Did you know that there are over 100 different forms of arthritis? If you are afflicted with any type of arthritis, you are probably already too familiar with the hallmark symptoms of this often-debilitating disease. Arthritis patients often suffer from the same host of symptoms, including joint pain, stiffness, and inflammation. Exercise is often prescribed to preserve joint health and reduce the severity of symptoms. Exercise can help ease the stiffness often associated with the disease, and it helps preserve the integrity of joint cartilage.
Many arthritis sufferers are advised to take part in a water exercise routine. Many patients find relief from the symptoms of arthritis through these types of exercises. Indeed, many find that these exercises are fun and relatively easy, even for non-swimmers. One form of water therapy that many arthritis patients find especially helpful is hydrotherapy. Hydrotherapy consists of warm water exercises where the body is supported by the water while simultaneously being exposed to a steady stream of moving water that helps the patient build muscle endurance and strength. Other common types of water exercises include under water stretching and simply movement through water. Water exercises help to exercise the muscles and joints without putting them under excessive strength.
Scientific research has helped put water exercise on the map by proving its efficacy in several studies and journals. One such study was published by the American College of Sports Medicine. The study found that elderly patients who practiced water exercises on a regular basis experienced considerable relief from their symptoms and better overall health. In the study, two groups of elderly women between the ages of 60 and 75 were studied to gauge the effects of water exercises on elderly arthritis patients. Half of the women participated in water exercises for twelve weeks, while the other group of women did not participate. The women who did participate in the water exercises reported several benefits. These include a feeling of greater flexibility and range of motion, better oxygen intake, more muscle strength, greater agility, and weight loss. Furthermore, the women reported satisfaction with the fact that they were able to exercise with little risk of injury.

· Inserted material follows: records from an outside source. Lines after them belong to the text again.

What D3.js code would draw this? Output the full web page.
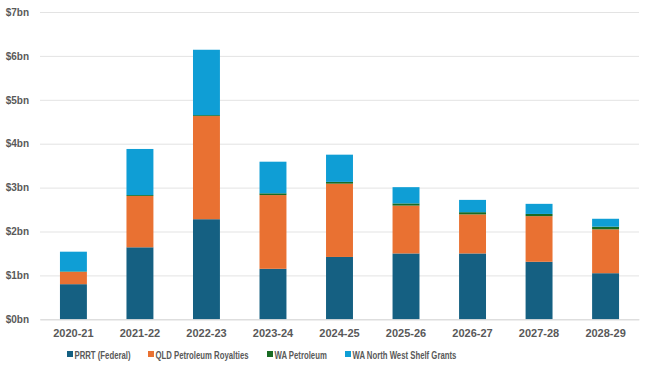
<!DOCTYPE html>
<html><head><meta charset="utf-8">
<script src="https://cdn.jsdelivr.net/npm/d3@7"></script>
<style>body{margin:0;background:#fff}svg{display:block}text{font-family:"Liberation Sans",Arial,sans-serif;font-weight:bold;fill:#595959}</style>
</head><body><svg id="c" width="649" height="370"></svg>
<script>
const categories = ["2020-21","2021-22","2022-23","2023-24","2024-25","2025-26","2026-27","2027-28","2028-29"];
const seriesNames = ["PRRT (Federal)","QLD Petroleum Royalties","WA Petroleum","WA North West Shelf Grants"];
const prrt   = [0.80, 1.64, 2.28, 1.15, 1.42, 1.50, 1.50, 1.31, 1.05];
const qld    = [0.28, 1.17, 2.35, 1.68, 1.67, 1.09, 0.89, 1.04, 1.00];
const waPet  = [0.01, 0.02, 0.02, 0.04, 0.04, 0.05, 0.05, 0.05, 0.06];
const waNws  = [0.45, 1.05, 1.49, 0.72, 0.62, 0.37, 0.28, 0.23, 0.18];
const yTicks = [0,1,2,3,4,5,6,7];
const colors = ["#156082","#E97132","#196B24","#0F9ED5"];

const svg = d3.select("#c");
const x = d3.scaleBand().domain(categories).range([40,639]).paddingInner(0.595).paddingOuter(0.3);
const y = d3.scaleLinear().domain([0,7]).range([319.3,12]);

const rows = categories.map((c,i)=>({cat:c, s0:prrt[i], s1:qld[i], s2:waPet[i], s3:waNws[i]}));
const stack = d3.stack().keys(["s0","s1","s2","s3"])(rows);

// gridlines
const yAxis = d3.axisLeft(y).tickValues(yTicks).tickFormat(d=>"$"+d+"bn").tickSize(-(639-40)).tickPadding(11);
const ga = svg.append("g").attr("transform","translate(40,0)").call(yAxis);
ga.select(".domain").remove();
ga.selectAll(".tick line").attr("stroke","#e3e3e3").attr("stroke-width",1);
ga.selectAll(".tick text").attr("font-size",10).attr("fill","#595959").style("font-family","'Liberation Sans',Arial,sans-serif").style("font-weight","bold");

// bars
svg.append("g").selectAll("g").data(stack).join("g").attr("fill",(d,i)=>colors[i])
  .selectAll("rect").data(d=>d).join("rect")
  .attr("x",d=>x(d.data.cat)).attr("width",x.bandwidth())
  .attr("y",d=>y(d[1])).attr("height",d=>y(d[0])-y(d[1]));

// x axis
const xAxis = d3.axisBottom(x).tickSize(0).tickPadding(10);
const gx = svg.append("g").attr("transform","translate(0,319.3)").call(xAxis);
gx.select(".domain").attr("stroke","#d9d9d9");
gx.selectAll(".tick text").attr("font-size",11).attr("fill","#595959").style("font-family","'Liberation Sans',Arial,sans-serif").style("font-weight","bold");

// legend
const legX = [67,148,267,345];
const leg = svg.append("g");
seriesNames.forEach((n,i)=>{
  const g = leg.append("g").attr("transform",`translate(${legX[i]},351)`);
  g.append("rect").attr("width",6).attr("height",6).attr("fill",colors[i]);
  g.append("text").attr("x",0).attr("y",7.5).attr("font-size",10.5)
   .attr("transform","translate(7.5,0) scale(0.74,1)").text(n);
});
</script></body></html>
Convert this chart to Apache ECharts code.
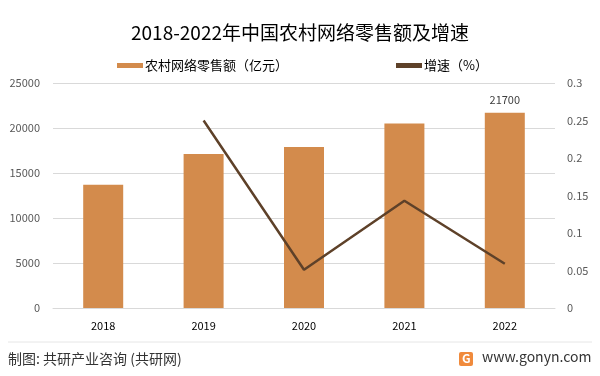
<!DOCTYPE html>
<html>
<head>
<meta charset="utf-8">
<script src="https://cdn.jsdelivr.net/npm/echarts@6/dist/echarts.min.js"></script>
<style>
  html, body { margin: 0; padding: 0; background: #fff; }
  #main { width: 600px; height: 376px; }
</style>
</head>
<body>
<div id="main"></div>
<script>
// 数据
var years = ["2018", "2019", "2020", "2021", "2022"];
var retailSales = [13700, 17100, 17900, 20500, 21700]; // 亿元
var growthRate = [null, 0.25, 0.051, 0.143, 0.059];
var leftTicks = [0, 5000, 10000, 15000, 20000, 25000];
var rightTicks = [0, 0.05, 0.1, 0.15, 0.2, 0.25, 0.3];

var barColor = "#D38B4C";
var lineColor = "#5E4129";
var fontFamily = "'Noto Sans CJK SC', 'Noto Sans', sans-serif";

var chart = echarts.init(document.getElementById("main"));

var option = {
  backgroundColor: "#ffffff",
  textStyle: { fontFamily: fontFamily },
  title: {
    text: "2018-2022年中国农村网络零售额及增速",
    left: "center",
    top: 18,
    textStyle: {
      color: "#000000",
      fontSize: 19,
      fontWeight: "normal",
      fontFamily: fontFamily
    }
  },
  legend: {
    left: 112,
    top: 54,
    itemWidth: 26,
    itemHeight: 5,
    itemGap: 108,
    textStyle: { color: "#000000", fontSize: 13, padding: [0, 0, 0, -3], fontFamily: fontFamily },
    data: [
      { name: "农村网络零售额（亿元）", icon: "rect" },
      { name: "增速（%）", icon: "rect" }
    ]
  },
  grid: {
    left: 53,
    right: 45,
    top: 83,
    bottom: 68
  },
  xAxis: {
    type: "category",
    data: years,
    axisLine: { lineStyle: { color: "#d9d9d9" } },
    axisTick: { show: false },
    axisLabel: { color: "#000000", fontSize: 11, margin: 12 }
  },
  yAxis: [
    {
      type: "value",
      min: leftTicks[0],
      max: leftTicks[leftTicks.length - 1],
      interval: 5000,
      axisLine: { show: false },
      axisTick: { show: false },
      axisLabel: {
        color: "#595959",
        fontSize: 11,
        margin: 13,
        formatter: function (v) { return String(v); }
      },
      splitLine: { lineStyle: { color: "#d9d9d9" } }
    },
    {
      type: "value",
      min: rightTicks[0],
      max: rightTicks[rightTicks.length - 1],
      interval: 0.05,
      axisLine: { show: false },
      axisTick: { show: false },
      axisLabel: { color: "#595959", fontSize: 11, margin: 12 },
      splitLine: { show: false }
    }
  ],
  series: [
    {
      name: "农村网络零售额（亿元）",
      type: "bar",
      data: retailSales.map(function (v, i) {
        return i === retailSales.length - 1
          ? { value: v, label: { show: true } }
          : v;
      }),
      barWidth: 40,
      itemStyle: { color: barColor },
      label: {
        show: false,
        position: "top",
        distance: 7,
        color: "#404040",
        fontSize: 11
      }
    },
    {
      name: "增速（%）",
      type: "line",
      yAxisIndex: 1,
      data: growthRate,
      showSymbol: false,
      symbol: "none",
      itemStyle: { color: lineColor },
      lineStyle: { color: lineColor, width: 2.5 }
    }
  ],
  graphic: [
    {
      type: "line",
      shape: { x1: 8, y1: 342, x2: 592, y2: 342 },
      style: { stroke: "#e6e6e6", lineWidth: 1 }
    },
    {
      type: "text",
      left: 8,
      top: 352,
      style: {
        text: "制图: 共研产业咨询 (共研网)",
        fill: "#333333",
        fontSize: 14,
        fontFamily: fontFamily
      }
    },
    {
      type: "rect",
      shape: { x: 459, y: 352, width: 14, height: 14, r: 2 },
      style: { fill: "#F08A3C" }
    },
    {
      type: "text",
      x: 462,
      y: 352,
      style: {
        text: "G",
        fill: "#ffffff",
        fontSize: 12,
        fontWeight: "bold",
        fontFamily: fontFamily
      }
    },
    {
      type: "text",
      left: 482,
      top: 350,
      style: {
        text: "www.gonyn.com",
        fill: "#333333",
        fontSize: 14,
        fontFamily: fontFamily
      }
    }
  ]
};

chart.setOption(option);
window.addEventListener("resize", function () {
  chart.resize();
});
</script>
</body>
</html>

If you suffer from arthritis and are interested in joining a water exercise class, first speak to your doctor to make sure that you are healthy enough to take part in any exercise routine. Also, your doctor or therapist may be able to recommend a class for you. Before you sign up for a class, make sure to do your homework. Contact your local gyms or recreational centers to find out what kind of water exercise programs or classes they offer. Make sure the venue provides adequate facilities. For instance, you will probably want a pool with easy access and whose temperature can be controlled. Make sure it is a facility you feel comfortable in. Of course, you should make sure that the facility offers water classes that suit your tastes, interests, and physical ability. Some facilities will allow you a guest pass so you can try a class before making a long-term commitment.